◆ Aim of the exercise
Would you write out the listing verbatim and skip every picture in it?

---*---

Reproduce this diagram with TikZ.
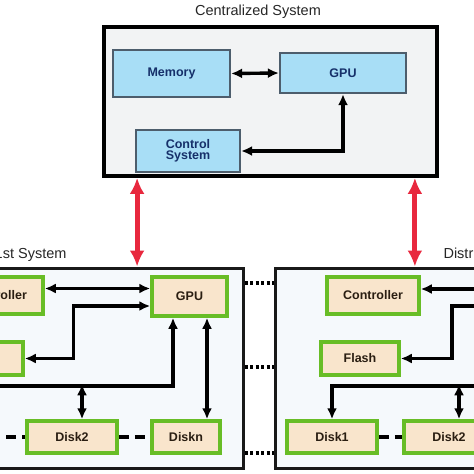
\documentclass[tikz,border=0pt]{standalone}
\usepackage{fontspec}
\setmainfont{Liberation Sans}
\usetikzlibrary{arrows.meta, positioning}
\definecolor{cfill}{HTML}{F2F3F4}
\definecolor{sfill}{HTML}{F5F9FC}
\definecolor{bfill}{HTML}{A8DEF6}
\definecolor{bline}{HTML}{4D5D6C}
\definecolor{bfont}{HTML}{16306A}
\definecolor{gfill}{HTML}{F9E5CC}
\definecolor{gline}{HTML}{68BD26}
\definecolor{gfont}{HTML}{2A1E12}
\definecolor{rpil}{HTML}{E8283E}
\tikzset{
    %Define style for the big boxes
    cbox/.style={
           rectangle,
           draw=black, line width=3.8pt,
           fill=cfill},
    sysbox/.style={
           rectangle,
           draw=black!90, line width=3pt,
           fill=sfill},
    %blue and beige boxes
    blu/.style={
           rectangle,
           draw=bline, line width=2.2pt,
           fill=bfill,
           text=bfont,
           font=\bfseries\fontsize{12.5}{14}\selectfont,
           align=center},
    beig/.style={
           rectangle,
           draw=gline, line width=3.5pt,
           fill=gfill,
           text=gfont,
           font=\bfseries\fontsize{12.5}{14}\selectfont},
    ttl/.style={
           font=\fontsize{14.5}{16}\selectfont,
           text=black!85},
    % Define arrow styles
    pil/.style={
           line width=3.4pt,
           arrows={-Latex[length=11pt,width=10pt]}},
    dpil/.style={
           line width=3.4pt,
           arrows={Latex[length=11pt,width=10pt]-Latex[length=11pt,width=10pt]}},
    redpil/.style={
           rpil, line width=5pt,
           arrows={Latex[length=16pt,width=15pt]-Latex[length=16pt,width=15pt]}},
    dashl/.style={
           line width=3.4pt,
           dash pattern=on 10pt off 6pt},
    dotl/.style={
           line width=3.2pt,
           dash pattern=on 3pt off 2.5pt}
}
\begin{document}
\begin{tikzpicture}[x=1pt, y=-1pt]
\useasboundingbox (0,0) rectangle (474,474);
\clip (0,0) rectangle (474,474);

% centralized part
\node[ttl] (ctitle) at (258,12) {Centralized System};
\node[cbox, minimum width=333pt, minimum height=149pt] (cent) at (270.5,101.5) {};
\node[blu, minimum width=117pt, minimum height=47pt] (mem) at (171.5,73.5) {Memory};
\node[blu, minimum width=126pt, minimum height=40pt] (cgpu) at (343,73) {GPU};
\node[blu, minimum width=104pt, minimum height=42pt] (ctrl) at (188,151) {Control\\[-3pt]System};

\draw[dpil] (mem.east) -- (cgpu.west);
\draw[dpil] (cgpu.south) |- (ctrl.east);

% the two distributed systems
\node[sysbox, minimum width=303pt, minimum height=200pt] (lsys) at (91.5,368) {};
\node[sysbox, minimum width=285pt, minimum height=200pt] (rsys) at (417.5,368) {};
\node[ttl, anchor=base east] (ltitle) at (70,258) {Distributed 1st System};
\node[ttl, anchor=base west] (rtitle) at (440,258) {Distributed 2nd System};

\draw[redpil] ([xshift=35pt]cent.south west) -- ([xshift=35pt]cent.south west |- lsys.north);
\draw[redpil] ([xshift=-24pt]cent.south east) -- ([xshift=-24pt]cent.south east |- rsys.north);

\foreach \s in {85,1,-85}
  \draw[dotl] ([yshift=\s pt]lsys.east) -- ([yshift=\s pt]rsys.west);

% left system
\node[beig, minimum width=92pt, minimum height=37pt] (lctrl) at (-3,295.5) {Controller};
\node[beig, minimum width=78pt, minimum height=33pt] (lflash) at (-16,358.5) {Flash};
\node[beig, minimum width=75pt, minimum height=39pt] (lgpu) at (189.5,296.5) {GPU};
\node[beig, minimum width=90pt, minimum height=32pt] (ldisk2) at (72,437) {Disk2};
\node[beig, minimum width=68pt, minimum height=32pt] (ldiskn) at (186,437) {Diskn};
\coordinate (lbus) at (-10,386);
\coordinate (ldisk1) at (-10,437);

\draw[dpil] ([yshift=7pt]lctrl.east) -- ([yshift=7pt]lctrl.east -| lgpu.west);
\draw[dpil] ([yshift=-9.5pt]lgpu.west) -- ++(-77,0) |- (lflash.east);
\draw[pil] (lbus) -| ([xshift=-16.5pt]lgpu.south);
\draw[dpil] ([xshift=10pt]ldisk2.north) -- ++(0,-35);
\draw[dpil] ([xshift=17.5pt]lgpu.south) -- ([xshift=17.5pt]lgpu.south |- ldiskn.north);
\draw[dashl] (ldisk1) -- (ldisk2.west);
\draw[dashl] (ldisk2.east) -- (ldiskn.west);

% right system
\node[beig, minimum width=92pt, minimum height=37pt] (rctrl) at (373,295.5) {Controller};
\node[beig, minimum width=78pt, minimum height=33pt] (rflash) at (360,358.5) {Flash};
\node[beig, minimum width=90pt, minimum height=32pt] (rdisk1) at (332,437) {Disk1};
\node[beig, minimum width=90pt, minimum height=32pt] (rdisk2) at (449,437) {Disk2};
\coordinate (rc1) at (480,289);
\coordinate (rf1) at (480,306);
\coordinate (rbus) at (480,386);

\draw[pil] (rc1) -- (rc1 -| rctrl.east);
\draw[pil] (rf1) -- ++(-28,0) |- (rflash.east);
\draw[pil] (rbus) -| (rdisk1.north);
\draw[dpil] ([xshift=10pt]rdisk2.north) -- ++(0,-35);
\draw[dashl] (rdisk1.east) -- (rdisk2.west);

\end{tikzpicture}
\end{document}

---*---

◆ Response below
Reproduce this diagram with TikZ.
\documentclass[tikz,border=0pt]{standalone}
\usepackage{fontspec}
\setmainfont{Liberation Sans}
\usetikzlibrary{arrows.meta, positioning}
\definecolor{cfill}{HTML}{F2F3F4}
\definecolor{sfill}{HTML}{F5F9FC}
\definecolor{bfill}{HTML}{A8DEF6}
\definecolor{bline}{HTML}{4D5D6C}
\definecolor{bfont}{HTML}{16306A}
\definecolor{gfill}{HTML}{F9E5CC}
\definecolor{gline}{HTML}{68BD26}
\definecolor{gfont}{HTML}{2A1E12}
\definecolor{rpil}{HTML}{E8283E}
\tikzset{
    %Define style for the big boxes
    cbox/.style={
           rectangle,
           draw=black, line width=3.8pt,
           fill=cfill},
    sysbox/.style={
           rectangle,
           draw=black!90, line width=3pt,
           fill=sfill},
    %blue and beige boxes
    blu/.style={
           rectangle,
           draw=bline, line width=2.2pt,
           fill=bfill,
           text=bfont,
           font=\bfseries\fontsize{12.5}{14}\selectfont,
           align=center},
    beig/.style={
           rectangle,
           draw=gline, line width=3.5pt,
           fill=gfill,
           text=gfont,
           font=\bfseries\fontsize{12.5}{14}\selectfont},
    ttl/.style={
           font=\fontsize{14.5}{16}\selectfont,
           text=black!85},
    % Define arrow styles
    pil/.style={
           line width=3.4pt,
           arrows={-Latex[length=11pt,width=10pt]}},
    dpil/.style={
           line width=3.4pt,
           arrows={Latex[length=11pt,width=10pt]-Latex[length=11pt,width=10pt]}},
    redpil/.style={
           rpil, line width=5pt,
           arrows={Latex[length=16pt,width=15pt]-Latex[length=16pt,width=15pt]}},
    dashl/.style={
           line width=3.4pt,
           dash pattern=on 10pt off 6pt},
    dotl/.style={
           line width=3.2pt,
           dash pattern=on 3pt off 2.5pt}
}
\begin{document}
\begin{tikzpicture}[x=1pt, y=-1pt]
\useasboundingbox (0,0) rectangle (474,474);
\clip (0,0) rectangle (474,474);

% centralized part
\node[ttl] (ctitle) at (258,12) {Centralized System};
\node[cbox, minimum width=333pt, minimum height=149pt] (cent) at (270.5,101.5) {};
\node[blu, minimum width=117pt, minimum height=47pt] (mem) at (171.5,73.5) {Memory};
\node[blu, minimum width=126pt, minimum height=40pt] (cgpu) at (343,73) {GPU};
\node[blu, minimum width=104pt, minimum height=42pt] (ctrl) at (188,151) {Control\\[-3pt]System};

\draw[dpil] (mem.east) -- (cgpu.west);
\draw[dpil] (cgpu.south) |- (ctrl.east);

% the two distributed systems
\node[sysbox, minimum width=303pt, minimum height=200pt] (lsys) at (91.5,368) {};
\node[sysbox, minimum width=285pt, minimum height=200pt] (rsys) at (417.5,368) {};
\node[ttl, anchor=base east] (ltitle) at (70,258) {Distributed 1st System};
\node[ttl, anchor=base west] (rtitle) at (440,258) {Distributed 2nd System};

\draw[redpil] ([xshift=35pt]cent.south west) -- ([xshift=35pt]cent.south west |- lsys.north);
\draw[redpil] ([xshift=-24pt]cent.south east) -- ([xshift=-24pt]cent.south east |- rsys.north);

\foreach \s in {85,1,-85}
  \draw[dotl] ([yshift=\s pt]lsys.east) -- ([yshift=\s pt]rsys.west);

% left system
\node[beig, minimum width=92pt, minimum height=37pt] (lctrl) at (-3,295.5) {Controller};
\node[beig, minimum width=78pt, minimum height=33pt] (lflash) at (-16,358.5) {Flash};
\node[beig, minimum width=75pt, minimum height=39pt] (lgpu) at (189.5,296.5) {GPU};
\node[beig, minimum width=90pt, minimum height=32pt] (ldisk2) at (72,437) {Disk2};
\node[beig, minimum width=68pt, minimum height=32pt] (ldiskn) at (186,437) {Diskn};
\coordinate (lbus) at (-10,386);
\coordinate (ldisk1) at (-10,437);

\draw[dpil] ([yshift=7pt]lctrl.east) -- ([yshift=7pt]lctrl.east -| lgpu.west);
\draw[dpil] ([yshift=-9.5pt]lgpu.west) -- ++(-77,0) |- (lflash.east);
\draw[pil] (lbus) -| ([xshift=-16.5pt]lgpu.south);
\draw[dpil] ([xshift=10pt]ldisk2.north) -- ++(0,-35);
\draw[dpil] ([xshift=17.5pt]lgpu.south) -- ([xshift=17.5pt]lgpu.south |- ldiskn.north);
\draw[dashl] (ldisk1) -- (ldisk2.west);
\draw[dashl] (ldisk2.east) -- (ldiskn.west);

% right system
\node[beig, minimum width=92pt, minimum height=37pt] (rctrl) at (373,295.5) {Controller};
\node[beig, minimum width=78pt, minimum height=33pt] (rflash) at (360,358.5) {Flash};
\node[beig, minimum width=90pt, minimum height=32pt] (rdisk1) at (332,437) {Disk1};
\node[beig, minimum width=90pt, minimum height=32pt] (rdisk2) at (449,437) {Disk2};
\coordinate (rc1) at (480,289);
\coordinate (rf1) at (480,306);
\coordinate (rbus) at (480,386);

\draw[pil] (rc1) -- (rc1 -| rctrl.east);
\draw[pil] (rf1) -- ++(-28,0) |- (rflash.east);
\draw[pil] (rbus) -| (rdisk1.north);
\draw[dpil] ([xshift=10pt]rdisk2.north) -- ++(0,-35);
\draw[dashl] (rdisk1.east) -- (rdisk2.west);

\end{tikzpicture}
\end{document}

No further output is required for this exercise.